Week 83 of our regular morning feature here at Friedman of the Plains Worldwide in which we highlight the great words and works of great men and women, as well as those who are insufferable, delusional, and even fictional.
This Week Paddy Chayefsky
“We shall never end wars, Mrs. Barham, by blaming it on the ministers and generals, or warmongering imperialists, or all the other banal bogeys. It's the rest of us who build statues to those generals and name boulevards after those ministers. The rest of us who make heroes of our dead and shrines of our battlefields. We wear our widow's weeds like nuns, Mrs. Barham, and perpetuate war by exalting its sacrifices.” — The Americanization of Emily
Bonus Paddy:
“I don't have to tell you things are bad. Everybody knows things are bad. It's a depression. Everybody's out of work or scared of losing their job. The dollar buys a nickel's worth, banks are going bust, shopkeepers keep a gun under the counter. Punks are running wild in the street and there's nobody anywhere who seems to know what to do, and there's no end to it. We know the air is unfit to breathe and our food is unfit to eat, and we sit watching our TV's while some local newscaster tells us that today we had fifteen homicides and sixty-three violent crimes, as if that's the way it's supposed to be. We know things are bad - worse than bad. They're crazy. It's like everything everywhere is going crazy, so we don't go out anymore. We sit in the house, and slowly the world we are living in is getting smaller, and all we say is, 'Please, at least leave us alone in our living rooms. Let me have my toaster and my TV and my steel-belted radials and I won't say anything. Just leave us alone.' Well, I'm not gonna leave you alone. I want you to get mad! I don't want you to protest. I don't want you to riot - I don't want you to write to your congressman because I wouldn't know what to tell you to write. I don't know what to do about the depression and the inflation and the Russians and the crime in the street. All I know is that first you've got to get mad. You've got to say, 'I'm a HUMAN BEING, God damn it! My life has VALUE!' So I want you to get up now. I want all of you to get up out of your chairs. I want you to get up right now and go to the window. Open it, and stick your head out, and yell, 'I'M AS MAD AS HELL, AND I'M NOT GOING TO TAKE THIS ANYMORE!' I want you to get up right now, sit up, go to your windows, open them and stick your head out and yell - 'I'm as mad as hell and I'm not going to take this anymore!' Things have got to change. But first, you've gotta get mad!... You've got to say, 'I'm as mad as hell, and I'm not going to take this anymore!' Then we'll figure out what to do about the depression and the inflation and the oil crisis. But first get up out of your chairs, open the window, stick your head out, and yell, and say it: "I'M AS MAD AS HELL, AND I'M NOT GOING TO TAKE THIS ANYMORE!” — Network (Screenplay)
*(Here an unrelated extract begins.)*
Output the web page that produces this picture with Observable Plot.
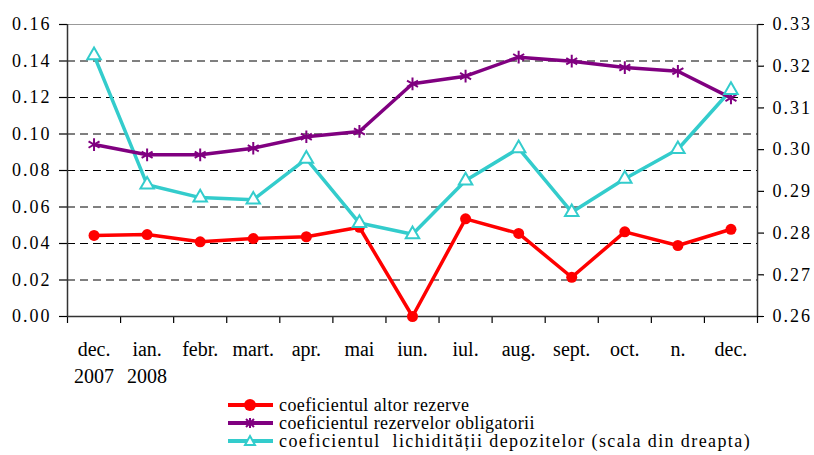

It's funny. I saw Network again recently, and as impressed as I still was with the performances and the vitality of the writing, it smacked of too little too late. The US had sent millions of its kids to Vietnam, and tens of thousands had come back dead. Our little adventure defined as "anti-Communist," in the end, did about as much good as did our 20-year foray into Afghanistan. For a while, we made the foreigners look like brown Americans, but in the end, they weren't.
One of Eugene O'Neill's recurrent themes is that the sins of the fathers are visited on the sons, but that's inaccurate: Succeeding generations seem eager to repeat their forebears' mistakes. Paddy's right: As long as there are statues erected to Nathan Bedford Forrest and army bases named after Braxton Bragg, we will mistake rank treason for heroism. Imagine Franklin's surprise if, after the fledgling United States lost its war for independence, Britain put up statues of Washington, Hamilton, and Paine.
Instead of the generals, there could be statues to this guy, and who else, Dalton Trumbo, maybe. Cresative truthful men and women like that. Songs even. Idunno but I might be the first person to realize that you could fit "Paddy Chayefsky" into the same scansion as "Viva Las Vegas", if that was the way some lyricist wanted to roll.